▸ **WHAT THE TASK REQUIRES**
Exactly retype the lines from the top of the data through the line containing "marks_2 = [0, 1, 2, 3, 4, 6, 7, 8]", leaving out every picture.

======== DATA PROVIDED ========

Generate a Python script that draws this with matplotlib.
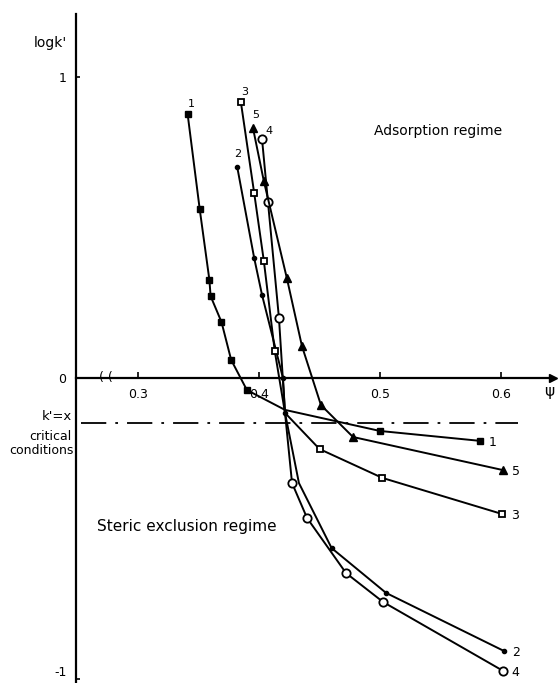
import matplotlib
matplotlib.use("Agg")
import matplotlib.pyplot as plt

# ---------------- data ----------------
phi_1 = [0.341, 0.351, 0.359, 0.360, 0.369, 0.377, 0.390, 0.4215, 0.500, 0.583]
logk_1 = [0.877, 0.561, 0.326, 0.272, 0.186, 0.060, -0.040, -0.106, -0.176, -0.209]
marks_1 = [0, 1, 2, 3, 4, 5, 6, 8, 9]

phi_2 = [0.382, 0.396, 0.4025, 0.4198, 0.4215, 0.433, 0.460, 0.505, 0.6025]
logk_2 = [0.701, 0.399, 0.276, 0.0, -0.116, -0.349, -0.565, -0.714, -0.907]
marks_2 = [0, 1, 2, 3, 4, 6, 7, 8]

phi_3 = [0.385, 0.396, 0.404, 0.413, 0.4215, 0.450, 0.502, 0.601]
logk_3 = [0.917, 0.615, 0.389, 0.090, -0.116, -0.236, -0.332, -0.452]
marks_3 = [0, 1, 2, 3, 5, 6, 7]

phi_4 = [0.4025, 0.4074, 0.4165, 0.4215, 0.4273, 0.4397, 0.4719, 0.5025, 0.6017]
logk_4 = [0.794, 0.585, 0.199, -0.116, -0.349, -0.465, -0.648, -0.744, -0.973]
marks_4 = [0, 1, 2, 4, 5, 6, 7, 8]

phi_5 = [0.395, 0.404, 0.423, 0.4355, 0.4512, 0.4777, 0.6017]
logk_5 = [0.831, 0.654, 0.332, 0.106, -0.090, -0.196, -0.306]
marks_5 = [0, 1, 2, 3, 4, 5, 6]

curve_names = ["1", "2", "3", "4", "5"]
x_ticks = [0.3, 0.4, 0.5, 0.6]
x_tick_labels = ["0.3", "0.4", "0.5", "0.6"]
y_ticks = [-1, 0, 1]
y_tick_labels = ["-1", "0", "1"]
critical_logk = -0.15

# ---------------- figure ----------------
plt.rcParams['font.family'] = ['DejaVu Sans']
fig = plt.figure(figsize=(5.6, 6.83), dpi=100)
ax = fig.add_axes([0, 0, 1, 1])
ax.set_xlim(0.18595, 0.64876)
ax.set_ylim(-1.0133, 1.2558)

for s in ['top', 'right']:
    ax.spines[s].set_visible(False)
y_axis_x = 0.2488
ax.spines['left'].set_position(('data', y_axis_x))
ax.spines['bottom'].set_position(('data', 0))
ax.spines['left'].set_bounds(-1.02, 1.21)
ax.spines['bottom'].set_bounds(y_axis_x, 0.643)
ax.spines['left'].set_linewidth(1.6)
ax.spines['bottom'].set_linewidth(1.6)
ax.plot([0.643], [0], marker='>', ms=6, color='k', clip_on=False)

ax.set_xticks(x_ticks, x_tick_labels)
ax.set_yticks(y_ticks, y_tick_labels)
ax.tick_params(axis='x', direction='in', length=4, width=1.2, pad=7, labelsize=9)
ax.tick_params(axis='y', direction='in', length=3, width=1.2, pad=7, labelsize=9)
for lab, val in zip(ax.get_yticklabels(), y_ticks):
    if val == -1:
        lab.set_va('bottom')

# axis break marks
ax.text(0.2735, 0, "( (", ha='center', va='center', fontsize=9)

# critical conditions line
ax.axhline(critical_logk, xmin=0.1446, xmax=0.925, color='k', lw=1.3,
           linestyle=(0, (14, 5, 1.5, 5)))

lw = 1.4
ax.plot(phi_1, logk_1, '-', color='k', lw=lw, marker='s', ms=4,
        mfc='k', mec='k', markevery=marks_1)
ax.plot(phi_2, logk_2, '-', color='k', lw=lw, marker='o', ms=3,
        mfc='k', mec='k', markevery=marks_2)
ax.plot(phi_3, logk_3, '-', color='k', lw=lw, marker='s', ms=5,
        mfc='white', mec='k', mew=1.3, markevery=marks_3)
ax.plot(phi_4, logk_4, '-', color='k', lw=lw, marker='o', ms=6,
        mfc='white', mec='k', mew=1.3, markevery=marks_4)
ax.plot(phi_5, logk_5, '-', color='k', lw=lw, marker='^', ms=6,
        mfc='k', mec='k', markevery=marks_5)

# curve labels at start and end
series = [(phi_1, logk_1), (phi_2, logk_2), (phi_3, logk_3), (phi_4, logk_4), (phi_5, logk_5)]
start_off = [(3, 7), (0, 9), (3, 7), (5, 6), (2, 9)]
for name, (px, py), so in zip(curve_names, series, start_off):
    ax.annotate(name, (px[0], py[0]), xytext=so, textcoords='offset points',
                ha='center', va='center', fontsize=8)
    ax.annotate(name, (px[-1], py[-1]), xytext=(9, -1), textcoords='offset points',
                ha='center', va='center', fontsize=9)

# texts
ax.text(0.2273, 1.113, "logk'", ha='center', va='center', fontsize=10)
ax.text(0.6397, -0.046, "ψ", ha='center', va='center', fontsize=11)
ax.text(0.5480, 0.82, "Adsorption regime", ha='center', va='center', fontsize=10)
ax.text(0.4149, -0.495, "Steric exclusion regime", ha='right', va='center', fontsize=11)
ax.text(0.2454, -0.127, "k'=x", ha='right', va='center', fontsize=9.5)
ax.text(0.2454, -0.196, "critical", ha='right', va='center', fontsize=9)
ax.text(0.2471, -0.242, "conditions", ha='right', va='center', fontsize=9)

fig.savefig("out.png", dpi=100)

========

▸ **WRITTEN ANSWER**
Generate a Python script that draws this with matplotlib.
import matplotlib
matplotlib.use("Agg")
import matplotlib.pyplot as plt

# ---------------- data ----------------
phi_1 = [0.341, 0.351, 0.359, 0.360, 0.369, 0.377, 0.390, 0.4215, 0.500, 0.583]
logk_1 = [0.877, 0.561, 0.326, 0.272, 0.186, 0.060, -0.040, -0.106, -0.176, -0.209]
marks_1 = [0, 1, 2, 3, 4, 5, 6, 8, 9]

phi_2 = [0.382, 0.396, 0.4025, 0.4198, 0.4215, 0.433, 0.460, 0.505, 0.6025]
logk_2 = [0.701, 0.399, 0.276, 0.0, -0.116, -0.349, -0.565, -0.714, -0.907]
marks_2 = [0, 1, 2, 3, 4, 6, 7, 8]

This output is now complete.